Ma da dove viene Angelo Ferracuti, culturalmente parlando? E da dove vuoi che venga? Sempre da lì, da quegli anni e da quella feconda fucina di idee che produsse gente di vaglio: Musati, Savini, Del Zozzo... Erano tempi eroici per chi cercava di fare e praticare discorsi e percorsi nuovi: i tempi della rivoluzionaria rivista Alias, ad esempio, che arrivava a rompere un silenzio assordante. Ferracuti era il più "piccolo", la mascotte, e frequentare persone più grandi, più strutturate, più colte fu un'esperienza molto formativa. "C'era Joyce Lussu che ci trattava malissimo, ma che fu anche molto affettuosa. Il primo approccio era terrificante, tornavi a casa con le ossa rotte.

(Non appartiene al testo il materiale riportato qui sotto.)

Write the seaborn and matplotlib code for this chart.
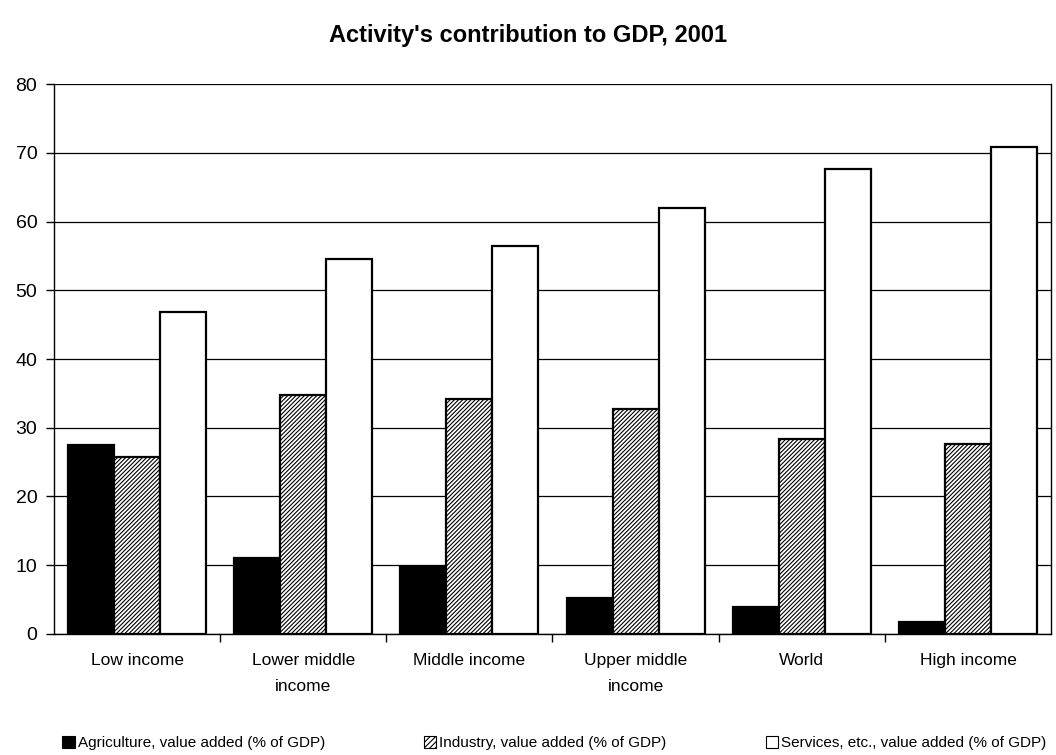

Erano vecchi maestri di cui oggi si sente la mancanza: anche se allora ci sembravano ingombranti, occupavano un ruolo che oggi è venuto a mancare". E come ha cominciato il Ferracuti scrittore? Per caso: lesse sull'Unità il bando di un concorso per un racconto giallo che (si affretta a precisare) è l'unico che ha scritto in vita sua. Il suo fu scelto tra i dieci racconti che poi furono pubblicati: per uno che era quasi un ragazzino fu un'iniezione di fiducia. Cronologia: prima pubblicazione con Rizzoli, andò malissimo.
Poi incontra Mario Dondero che lo spinge ad abbandonare la finzione e a dedicarsi a storie vere. Detto e fatto: racconti dove riecheggiava la fine dell'esperienza politica tra gli Anni '70/'80 vissuta in provincia. Su consiglio di Joice Lussu e Giovanna Bemporad li presentò a una casa editrice, dopo un paio d'anni uscì il libro, non ebbe troppa fortuna, ma qualcuno ne scrisse. Era intitolato "Norvegia", un omaggio indiretto a Luigi Di Ruscio che, per gente come il giovane Angelo, era un faro. Dopo arriva "Nafta", un romanzo breve edito da TransEuropa: ci scrissero un bel pezzo su "Tutto Libri" della Stampa, che suscitò altra attenzione e altri articoli su altri giornali. E il nome di Angelo Ferracuti cominciò a viaggiare: lo cercarono anche grossi editori come Rizzoli e Guanda. Andò a Milano e firmò il suo primo contratto per due libri: un romanzo, non pubblicato, e un'altra raccolta di racconti intitolata "Attenti al cane", su cui la stampa scrisse molto. "Ci ho vinto un sacco di premi, sono stato finalista anche a un premio negli Stati Uniti...", ci dice un po' civettuolo. Nel 2006 pubblica con Feltrinelli altre storie di lavoro in un libro che si intitolava "Le risorse umane" e che è andato molto bene. Poi "Viaggi da Fermo" e, con Daniele Maurizi (altro giovane virgulto di genio, ma nel campo della fotografia), "Il mondo in una regione", dove racconta il mondo dei migranti nelle Marche.
E adesso cos'è che lo intriga, che lo rende assorto? Un altro libro targato Einaudi, per una bella collana che si chiama Frontiere e tratta di storie vere. Ferracuti ne ha scelta una drammatica: la ricostruzione della più grande tragedia operaia del dopoguerra, che avvenne a Ravenna nel 1987 dentro a una nave gasiera. Vi morirono 13 operai che lavoravano in condizioni disumane, 13 dei tanti che morivano e seguitano a morire a causa della mancanza di sicurezza nei posti di lavoro. Questa è la scelta di Angelo: scomoda, dolorosa, ma importante a livello di denuncia sociale. Meno commerciale, certo: ed è per questo che Angelo è costretto ad avere due vite, ma la coerenza è coerenza. Per il futuro? Un documentario su Luigi Di Ruscio, ma sulla sua vita a Oslo, raccontando di lui quella pagina che molti non conoscono. Insomma, nella sonnolenta cultura fermana, la brace cova sotto la cenere. E c'è da sperare che presto scoppi un falò. Specie finché esiste e resiste gente come Angelo Ferracuti che con modestia, con determinazione, con onestà intellettuale continua a scrivere e descrivere la realtà. Il prossimo libro sarà il decimo. Dal '93. Non c'è male. Il ragazzo promette bene.